Of course, it is not just evidence from the Bevan Foundation that is important. International evidence suggests that this form of gerrymandering is not supported by the public. In New Zealand, for example, public opinion research conducted by the independent review committee, which is part of its Parliament and appointed to examine the electoral system, found that one key criticism was that it was possible for MPs to be defeated in an electoral contest but returned to the House through their position on the list—clear evidence that it is not just in Wales that people are concerned about that.

In fact, it is not just in New Zealand that there are concerns. In New Brunswick in Canada, an independent commission endorsed the ban on dual candidacy stating:

“The Commission heard that in some jurisdictions where candidates are able to run simultaneously on both ballots, voters are displeased with the case where a candidate is not successful in a single member constituency, but is elected anyway by virtue of being placed on the top of a party’s list.”

Evidence from two notable democracies—Canada and New Zealand—shows that it is not just those in the Labour party and in Wales who are worried about that process.

Of course, it is not just Labour Members who have been concerned about this issue: it used to be a concern of Members on both sides of the House.

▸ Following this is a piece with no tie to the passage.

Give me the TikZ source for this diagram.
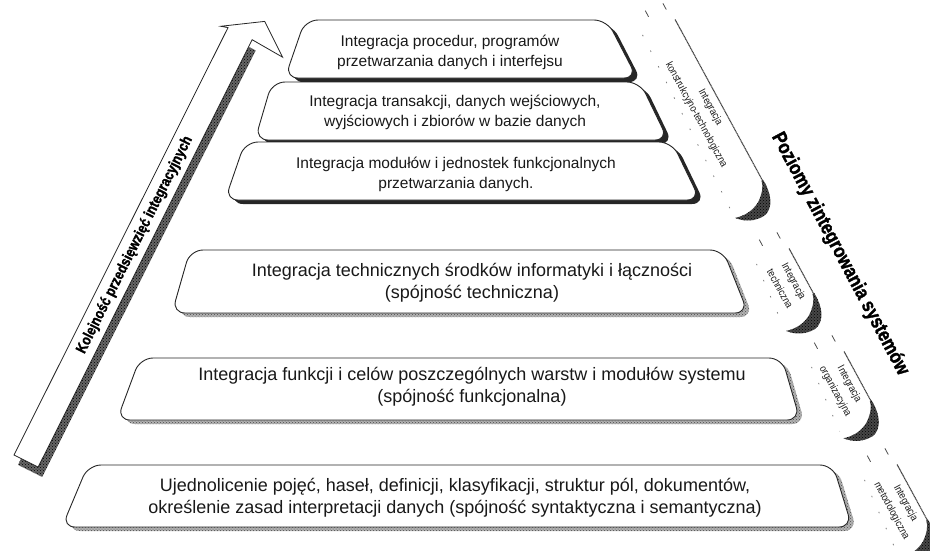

For example, Lord Crickhowell, a former Conservative Secretary of State for Wales, has said that the arrangements were “really pretty indefensible”. I would have thought that was a clear statement, but the current Secretary of State clearly does not agree.

Perhaps Liberal Democrat Members agree with the Chief Secretary to the Treasury who said when we last debated this in 2006:

“I should also point out that the Secretary of State for Wales has said that if the Commission had considered what he called the systematic abuses carried out by list members in Wales”—

which I have described here today—

“he would have reached the same conclusion that we have”—

“we” in that case being of course the Liberal Democrats—

“namely that a ban on dual candidacy is the only effective solution.”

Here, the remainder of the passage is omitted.